Readers made changes to the text, left corrections and notes. All these things give an idea of what happened between the reader and the manuscript, proving that biblical manuscripts were carefully preserved and used by people instead of being just kept in libraries.

This kind of information is very useful for scholars of the history of early Christianity.

The medieval life of an ancient book

The story of Codex H does not end with its creation in late antiquity. Its later history is equally significant.

The manuscript’s transformation into binding material reveals a different chapter in the life of old books. Medieval communities often had practical reasons for reusing parchment, and the physical remains of Codex H show how attitudes towards manuscripts changed over time.

A work that had once been a carefully produced copy of Paul’s Letters eventually became part of other volumes, hidden from view for centuries. The same material that caused its apparent disappearance also helped preserve fragments of its existence.

The recovered pages now offer evidence from both periods: the world of 6th-century Christian scribes and the medieval communities that repurposed older books.

Reconstructing a lost piece of biblical history

The recovery of 42 missing pages has expanded knowledge of one of the most important early witnesses to the New Testament.

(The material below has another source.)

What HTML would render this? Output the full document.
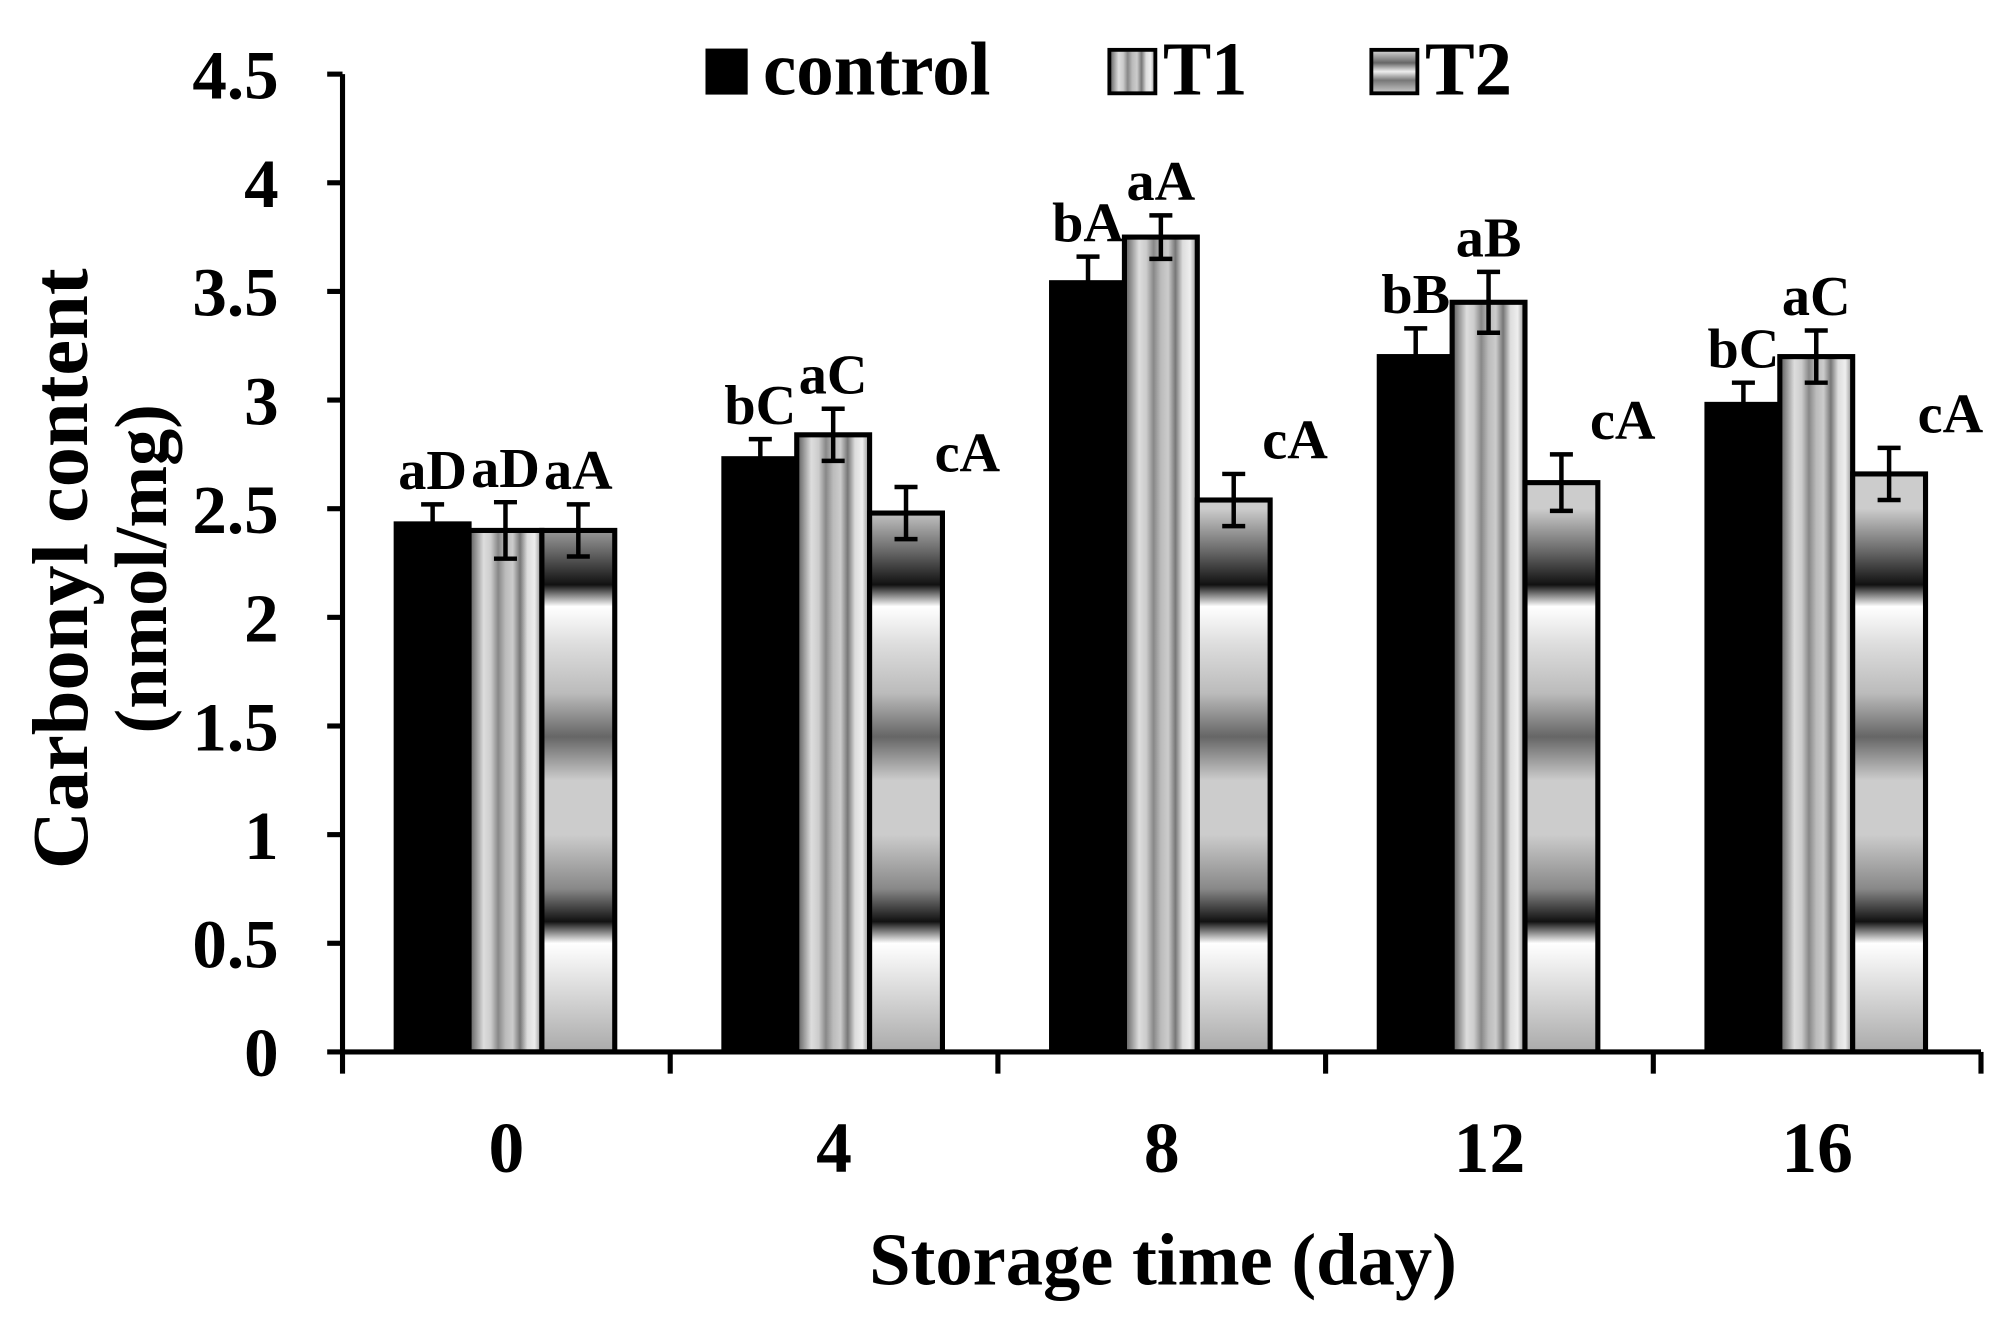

While the recovered passages largely contain sections already known from Paul’s Letters, their value lies in the additional information surrounding the text.

They reveal how the manuscript was structured, how scribes worked and how readers interacted with scripture long before modern printing and standardised editions existed.

The Codex H project was supported by the Templeton Religion Trust and the Arts and Humanities Research Council in the UK, with cooperation from the Great Lavra Monastery.

The manuscript that once seemed permanently fragmented can now be studied in a fuller form, not because the lost parchment was physically returned, but because technology has made it possible to recover the traces it left behind.